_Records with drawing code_
....
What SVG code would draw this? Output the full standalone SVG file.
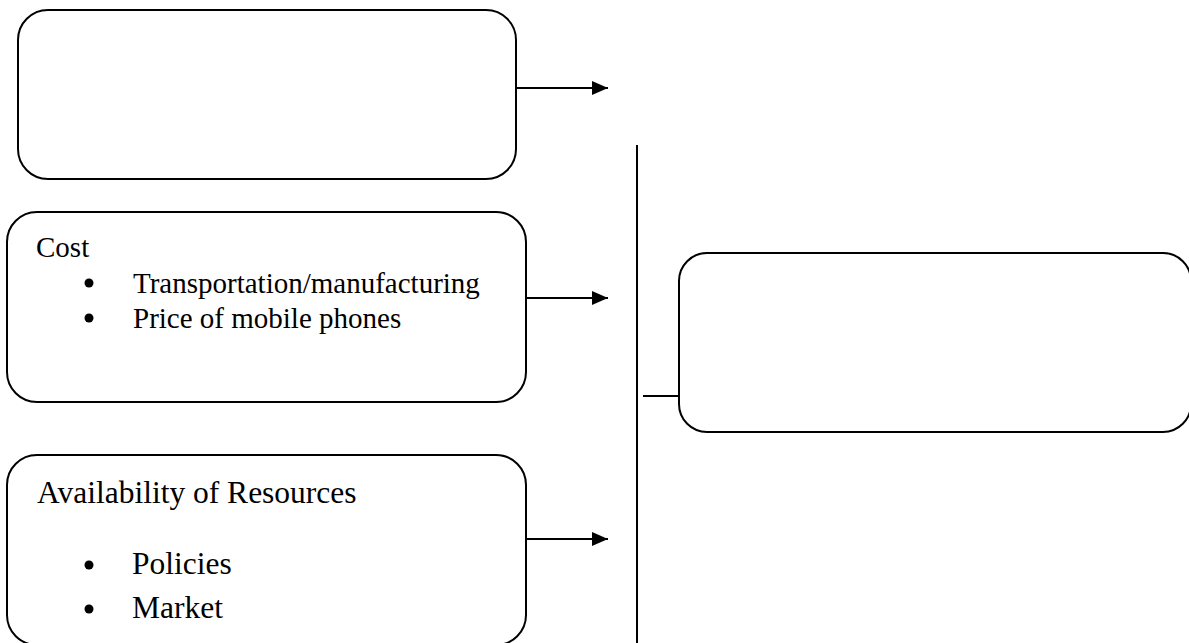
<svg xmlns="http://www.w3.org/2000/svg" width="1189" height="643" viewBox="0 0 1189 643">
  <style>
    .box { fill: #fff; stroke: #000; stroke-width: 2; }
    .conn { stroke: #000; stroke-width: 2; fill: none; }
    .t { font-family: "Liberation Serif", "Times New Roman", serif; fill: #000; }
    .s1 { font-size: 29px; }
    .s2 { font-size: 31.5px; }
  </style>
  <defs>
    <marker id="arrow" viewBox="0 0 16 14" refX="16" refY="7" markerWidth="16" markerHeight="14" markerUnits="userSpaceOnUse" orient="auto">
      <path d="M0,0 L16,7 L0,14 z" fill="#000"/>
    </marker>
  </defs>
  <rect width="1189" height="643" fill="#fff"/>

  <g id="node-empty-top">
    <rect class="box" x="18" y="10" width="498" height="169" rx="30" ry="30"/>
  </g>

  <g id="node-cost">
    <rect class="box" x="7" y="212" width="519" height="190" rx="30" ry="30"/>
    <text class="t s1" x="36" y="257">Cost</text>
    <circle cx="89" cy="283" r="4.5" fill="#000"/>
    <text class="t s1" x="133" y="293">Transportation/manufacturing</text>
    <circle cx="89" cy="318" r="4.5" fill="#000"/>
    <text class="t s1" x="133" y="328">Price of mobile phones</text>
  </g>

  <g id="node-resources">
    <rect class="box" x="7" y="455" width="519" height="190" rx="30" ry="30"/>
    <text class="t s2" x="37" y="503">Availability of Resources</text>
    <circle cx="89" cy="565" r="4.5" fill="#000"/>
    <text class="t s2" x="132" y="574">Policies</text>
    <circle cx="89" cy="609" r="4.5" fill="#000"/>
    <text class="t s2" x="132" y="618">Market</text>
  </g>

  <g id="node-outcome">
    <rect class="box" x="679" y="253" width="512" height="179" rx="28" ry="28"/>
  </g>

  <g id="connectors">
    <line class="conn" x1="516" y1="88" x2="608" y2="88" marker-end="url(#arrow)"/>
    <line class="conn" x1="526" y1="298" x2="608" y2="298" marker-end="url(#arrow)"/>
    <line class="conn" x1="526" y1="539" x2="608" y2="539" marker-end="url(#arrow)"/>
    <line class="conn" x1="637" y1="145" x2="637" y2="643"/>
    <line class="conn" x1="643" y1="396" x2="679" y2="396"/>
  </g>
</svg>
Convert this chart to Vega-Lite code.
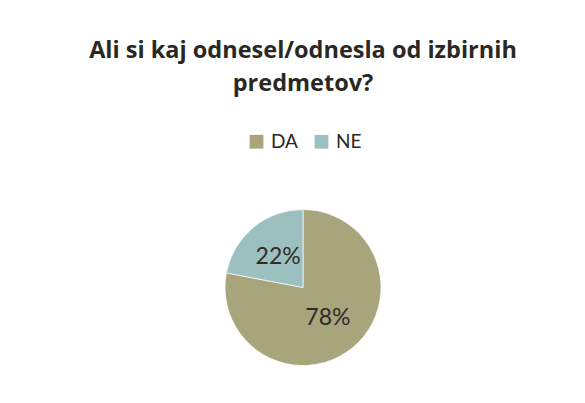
....
_THE REQUEST_
Repeat the listing in full and exactly. Do not include any images.

_ANSWER TO THE EXERCISE_
What SVG code would draw this? Output the full standalone SVG file.
<svg xmlns="http://www.w3.org/2000/svg" width="1189" height="643" viewBox="0 0 1189 643">
  <style>
    .box { fill: #fff; stroke: #000; stroke-width: 2; }
    .conn { stroke: #000; stroke-width: 2; fill: none; }
    .t { font-family: "Liberation Serif", "Times New Roman", serif; fill: #000; }
    .s1 { font-size: 29px; }
    .s2 { font-size: 31.5px; }
  </style>
  <defs>
    <marker id="arrow" viewBox="0 0 16 14" refX="16" refY="7" markerWidth="16" markerHeight="14" markerUnits="userSpaceOnUse" orient="auto">
      <path d="M0,0 L16,7 L0,14 z" fill="#000"/>
    </marker>
  </defs>
  <rect width="1189" height="643" fill="#fff"/>

  <g id="node-empty-top">
    <rect class="box" x="18" y="10" width="498" height="169" rx="30" ry="30"/>
  </g>

  <g id="node-cost">
    <rect class="box" x="7" y="212" width="519" height="190" rx="30" ry="30"/>
    <text class="t s1" x="36" y="257">Cost</text>
    <circle cx="89" cy="283" r="4.5" fill="#000"/>
    <text class="t s1" x="133" y="293">Transportation/manufacturing</text>
    <circle cx="89" cy="318" r="4.5" fill="#000"/>
    <text class="t s1" x="133" y="328">Price of mobile phones</text>
  </g>

  <g id="node-resources">
    <rect class="box" x="7" y="455" width="519" height="190" rx="30" ry="30"/>
    <text class="t s2" x="37" y="503">Availability of Resources</text>
    <circle cx="89" cy="565" r="4.5" fill="#000"/>
    <text class="t s2" x="132" y="574">Policies</text>
    <circle cx="89" cy="609" r="4.5" fill="#000"/>
    <text class="t s2" x="132" y="618">Market</text>
  </g>

  <g id="node-outcome">
    <rect class="box" x="679" y="253" width="512" height="179" rx="28" ry="28"/>
  </g>

  <g id="connectors">
    <line class="conn" x1="516" y1="88" x2="608" y2="88" marker-end="url(#arrow)"/>
    <line class="conn" x1="526" y1="298" x2="608" y2="298" marker-end="url(#arrow)"/>
    <line class="conn" x1="526" y1="539" x2="608" y2="539" marker-end="url(#arrow)"/>
    <line class="conn" x1="637" y1="145" x2="637" y2="643"/>
    <line class="conn" x1="643" y1="396" x2="679" y2="396"/>
  </g>
</svg>
Convert this chart to Vega-Lite code.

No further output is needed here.